E o povo? O povo aplaude com uma mão e tapa o nariz com a outra. Porque já sabe: o cheiro é velho, mas o escândalo é sempre novo.

Fake news? Ora, meus caros… fake news é flor de plástico diante da podridão institucional. Político sempre mentiu. Mentir é a disciplina 01 do curso de Ciências Políticas. E não se iludam: até Jesus teria dificuldade de disputar uma eleição sem dizer que “nunca foi carpinteiro” e que “não conheceu Maria Madalena”.

A verdadeira ameaça, portanto, não é o post maldoso das tias do WhatsApp. É o sistema podre, desdentado, obeso de vantagens, paquidérmico, que se finge de democrático enquanto assalta viúvas e aposentados e está sempre a espreita para meter a mão no bolso dos pagadores de impostos. O novo escândalo de R$ 6,3 bilhões do INSS não é um erro: é um projeto de país.

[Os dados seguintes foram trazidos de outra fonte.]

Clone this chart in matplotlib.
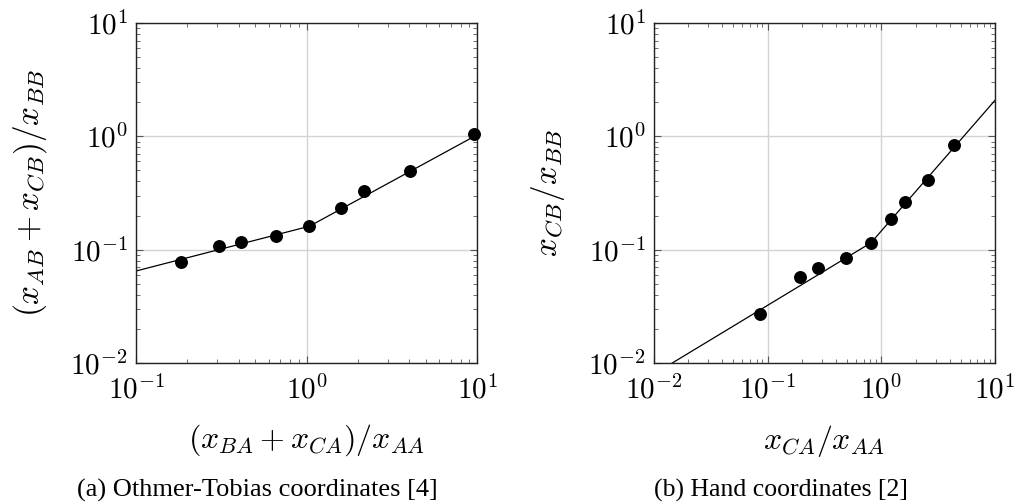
import matplotlib
matplotlib.use('Agg')
import matplotlib.pyplot as plt
from matplotlib.ticker import FuncFormatter
import numpy as np

plt.rcParams['mathtext.fontset'] = 'cm'
plt.rcParams['font.family'] = 'Liberation Serif'

# Othmer-Tobias data
ot_x = [0.184, 0.307, 0.411, 0.660, 1.037, 1.598, 2.18, 4.02, 9.6]
ot_y = [0.0773, 0.107, 0.118, 0.133, 0.161, 0.235, 0.330, 0.498, 1.04]
ot_fit_x = [0.1, 1.04, 10.0]
ot_fit_y = [0.0648, 0.161, 1.03]

# Hand data
hd_x = [0.0863, 0.194, 0.279, 0.492, 0.811, 1.216, 1.614, 2.59, 4.33]
hd_y = [0.0269, 0.0574, 0.0689, 0.085, 0.115, 0.185, 0.265, 0.409, 0.844]
hd_fit_x = [0.01449, 0.811, 10.0]
hd_fit_y = [0.01, 0.115, 2.08]

fig = plt.figure(figsize=(10.19, 5.04), dpi=100)
ax1 = fig.add_axes([0.1335, 0.2798, 0.3347, 0.6746])
ax2 = fig.add_axes([0.6418, 0.2798, 0.3347, 0.6746])

fmt = FuncFormatter(lambda v, p: r'$10^{%d}$' % int(round(np.log10(v))))


def style(ax, xlim):
    ax.set_xscale('log')
    ax.set_yscale('log')
    ax.set_xlim(*xlim)
    ax.set_ylim(1e-2, 1e1)
    ax.xaxis.set_major_formatter(fmt)
    ax.yaxis.set_major_formatter(fmt)
    ax.grid(True, which='major', color='#d3d3d3', linewidth=1.0)
    ax.set_axisbelow(True)
    ax.tick_params(which='both', direction='in', top=True, right=True,
                   labelsize=21, color='#555555')
    ax.tick_params(which='major', length=5, width=0.8, pad=6)
    ax.tick_params(axis='x', which='major', pad=9)
    ax.tick_params(which='minor', length=3, width=0.6)
    for s in ax.spines.values():
        s.set_linewidth(1.0)
        s.set_color('#222222')


style(ax1, (0.1, 10))
ax1.plot(ot_fit_x, ot_fit_y, color='black', linewidth=0.9)
ax1.plot(ot_x, ot_y, 'o', color='black', markersize=8.3, clip_on=False, zorder=5)
ax1.set_xlabel(r'$(x_{BA}+x_{CA})/x_{AA}$', fontsize=23, labelpad=13)
ax1.set_ylabel(r'$(x_{AB}+x_{CB})/x_{BB}$', fontsize=24, labelpad=15)

style(ax2, (0.01, 10))
ax2.plot(hd_fit_x, hd_fit_y, color='black', linewidth=0.9)
ax2.plot(hd_x, hd_y, 'o', color='black', markersize=8.3, clip_on=False, zorder=5)
ax2.set_xlabel(r'$x_{CA}/x_{AA}$', fontsize=23, labelpad=13)
ax2.set_ylabel(r'$x_{CB}/x_{BB}$', fontsize=24, labelpad=15)

fig.text(0.2527, 0.014, '(a) Othmer-Tobias coordinates [4]', ha='center', fontsize=19)
fig.text(0.7665, 0.014, '(b) Hand coordinates [2]', ha='center', fontsize=18.5)

fig.savefig('out.png', dpi=100)
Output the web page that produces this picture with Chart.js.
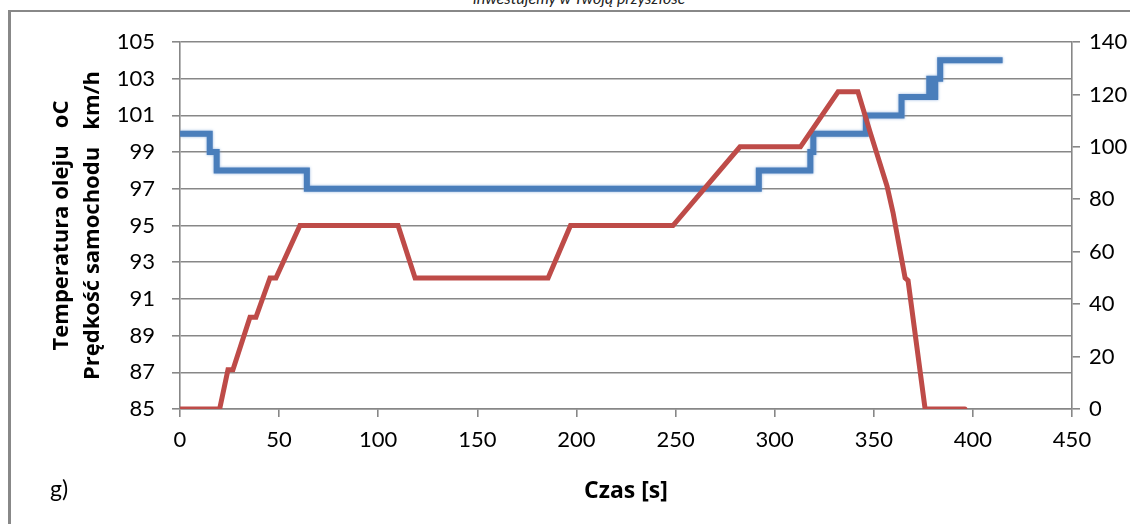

Se o Brasil fosse um país sério – sim, essa frase virou um clichê, mas a realidade também virou –, teríamos uma guilhotina na Praça dos Três Poderes. Mas o Brasil não é sério. O Brasil é um projeto de circo nas proximidades de um esgoto. Uma cloaca com bandeira verde e amarela e hino parnasiano. Um teatro no qual todos os personagens usam máscara, mas ninguém representa.

E a democracia? Continua ali, embriagada e trôpega, sentada na calçada, pedindo carona para casa. Ninguém para. E quem para, rouba as suas parcas economias.